First, this item from the front page of today’s Boston Globe:
During a Holy Week news conference in Rome, Cardinal Dario Castrillon Hoyos noted that most of the questions on clergy sexual abuse had been posed in English, and called that fact ”an X-ray of the problem.”
Castrillon cited research by Philip Jenkins, a professor of religious studies at Pennsylvania State University, who argues that the problem is relatively minor. Jenkins then went on to argue in an op-ed piece in the Wall Street Journal that the clergy sexual abuse crisis is really an outgrowth of an ideological clash within the American Catholic Church.
”Questions about what the Church can or will do typically seem to assume that American Catholics represent the whole body of the faithful, which for no obvious reason finds itself under the supervision of a quirky, irascible band of elderly Europeans,” Jenkins wrote. ”It is salutary to recall that the United States accounts for a paltry 6 percent of the world’s Catholics, and that the fastest-growing Catholic centers are all in Africa, Asia, and Latin America – areas that do not share the American fascination with clerical scandal.”
Now this second item, from the very same front page:
The Archdiocese of Boston arranged the transfer of a known child molester, the Rev. Paul R. Shanley, to a California parish in 1990 with a top-level written assurance that Shanley had no problems in his past, according to a spokesman for the San Bernardino diocese.
The letter, which cleared the way for Shanley to work for three years at St. Anne’s in San Bernardino, without restriction on his contact with children, was written by Bishop Robert J. Banks, who was then the top deputy to Cardinal Bernard F. Law.
Back to item one: The arrogance of Professor Jenkins and that Roman prelate is almost breathtaking.
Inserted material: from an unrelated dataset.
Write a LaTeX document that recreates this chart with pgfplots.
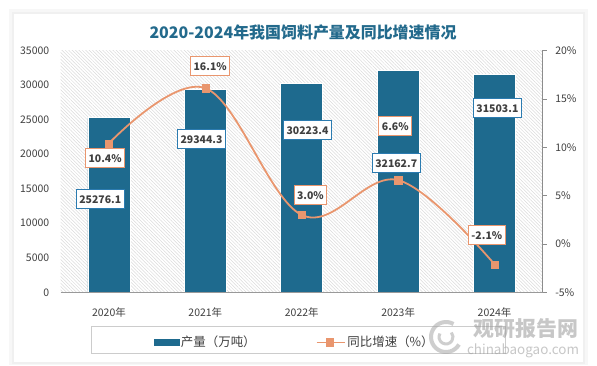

Just how much money would the Catholic Church throughout the world lose if that “paltry” 6 percent of American Catholics decided to ignore the weekly collections every Sunday and stop sending money to charities and foundations overseas?
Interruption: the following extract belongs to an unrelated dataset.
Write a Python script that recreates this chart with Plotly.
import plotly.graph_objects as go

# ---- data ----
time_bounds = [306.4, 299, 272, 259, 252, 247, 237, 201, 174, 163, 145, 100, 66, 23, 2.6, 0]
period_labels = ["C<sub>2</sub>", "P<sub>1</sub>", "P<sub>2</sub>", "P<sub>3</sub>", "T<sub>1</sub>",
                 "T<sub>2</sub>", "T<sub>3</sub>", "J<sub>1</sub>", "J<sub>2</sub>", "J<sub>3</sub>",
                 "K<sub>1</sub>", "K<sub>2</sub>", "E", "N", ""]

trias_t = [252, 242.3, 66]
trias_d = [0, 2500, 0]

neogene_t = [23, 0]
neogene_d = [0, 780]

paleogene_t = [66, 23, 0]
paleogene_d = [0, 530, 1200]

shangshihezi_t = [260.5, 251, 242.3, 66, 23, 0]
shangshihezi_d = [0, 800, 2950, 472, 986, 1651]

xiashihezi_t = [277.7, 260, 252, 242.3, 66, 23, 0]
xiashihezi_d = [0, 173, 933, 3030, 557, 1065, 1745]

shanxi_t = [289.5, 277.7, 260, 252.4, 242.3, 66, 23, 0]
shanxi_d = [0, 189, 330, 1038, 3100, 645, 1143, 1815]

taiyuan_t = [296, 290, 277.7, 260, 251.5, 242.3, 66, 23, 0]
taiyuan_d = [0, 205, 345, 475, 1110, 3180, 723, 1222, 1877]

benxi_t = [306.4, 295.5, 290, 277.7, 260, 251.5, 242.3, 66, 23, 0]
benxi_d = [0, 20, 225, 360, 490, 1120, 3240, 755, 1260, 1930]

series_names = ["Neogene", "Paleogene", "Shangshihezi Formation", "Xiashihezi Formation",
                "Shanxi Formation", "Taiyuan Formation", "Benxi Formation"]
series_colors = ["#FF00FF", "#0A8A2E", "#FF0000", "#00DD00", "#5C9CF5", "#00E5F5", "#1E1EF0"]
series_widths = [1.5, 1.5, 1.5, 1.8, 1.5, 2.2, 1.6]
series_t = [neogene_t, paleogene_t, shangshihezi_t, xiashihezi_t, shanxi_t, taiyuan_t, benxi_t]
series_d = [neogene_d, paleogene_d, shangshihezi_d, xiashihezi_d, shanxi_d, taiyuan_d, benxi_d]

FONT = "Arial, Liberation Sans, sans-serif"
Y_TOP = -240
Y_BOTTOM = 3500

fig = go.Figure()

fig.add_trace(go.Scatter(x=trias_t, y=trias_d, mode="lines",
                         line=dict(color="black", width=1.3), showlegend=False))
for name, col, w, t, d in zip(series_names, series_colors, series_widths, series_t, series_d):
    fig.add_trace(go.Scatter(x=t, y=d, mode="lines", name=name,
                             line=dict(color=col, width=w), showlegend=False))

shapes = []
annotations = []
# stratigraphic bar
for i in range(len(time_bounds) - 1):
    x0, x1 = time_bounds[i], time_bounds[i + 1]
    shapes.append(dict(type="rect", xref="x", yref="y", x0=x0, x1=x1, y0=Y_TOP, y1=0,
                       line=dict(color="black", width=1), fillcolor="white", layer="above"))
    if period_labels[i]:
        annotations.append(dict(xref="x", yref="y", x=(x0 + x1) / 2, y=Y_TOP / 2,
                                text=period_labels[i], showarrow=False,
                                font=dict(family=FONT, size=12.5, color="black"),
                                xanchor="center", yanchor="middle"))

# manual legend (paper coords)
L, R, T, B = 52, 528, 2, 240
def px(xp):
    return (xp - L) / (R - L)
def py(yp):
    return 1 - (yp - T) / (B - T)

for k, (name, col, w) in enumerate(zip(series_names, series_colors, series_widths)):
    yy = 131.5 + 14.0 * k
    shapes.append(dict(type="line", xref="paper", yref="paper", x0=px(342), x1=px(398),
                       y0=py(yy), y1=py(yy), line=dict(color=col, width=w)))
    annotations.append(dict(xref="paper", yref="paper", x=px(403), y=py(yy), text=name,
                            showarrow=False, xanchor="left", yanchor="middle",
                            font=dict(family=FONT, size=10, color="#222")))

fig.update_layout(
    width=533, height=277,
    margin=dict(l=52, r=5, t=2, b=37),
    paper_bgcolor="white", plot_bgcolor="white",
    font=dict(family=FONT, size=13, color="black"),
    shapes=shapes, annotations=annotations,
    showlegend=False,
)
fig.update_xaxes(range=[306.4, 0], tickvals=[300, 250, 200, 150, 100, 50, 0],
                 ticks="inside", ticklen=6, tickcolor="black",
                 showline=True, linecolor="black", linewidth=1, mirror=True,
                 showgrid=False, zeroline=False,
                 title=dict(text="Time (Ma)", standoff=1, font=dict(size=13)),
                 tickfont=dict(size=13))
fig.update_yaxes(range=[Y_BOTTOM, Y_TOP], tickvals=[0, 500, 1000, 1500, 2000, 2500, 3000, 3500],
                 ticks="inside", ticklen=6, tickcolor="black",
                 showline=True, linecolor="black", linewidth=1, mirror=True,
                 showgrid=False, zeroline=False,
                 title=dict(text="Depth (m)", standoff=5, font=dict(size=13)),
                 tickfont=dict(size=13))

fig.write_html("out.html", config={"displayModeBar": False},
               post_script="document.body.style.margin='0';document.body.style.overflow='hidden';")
But, the attitude in Rome is very real. Confirmed for me by a friend in Rome who is a priest. This scandal is looked upon as an American problem. But as the story about Shanley makes clear–the real problem is the abuse of power going on in the hierarchy–and not just in America. It’s about bishops like Cardinal Law knowingly sending predators into other parishes and not informing his own flock or other flocks about the danger these predators pose to children and the community. This is not about sex. This is about accountability. And if Rome is going to truly take this attitude, the damage this will cause to the faith of Catholics everywhere will be incalculable.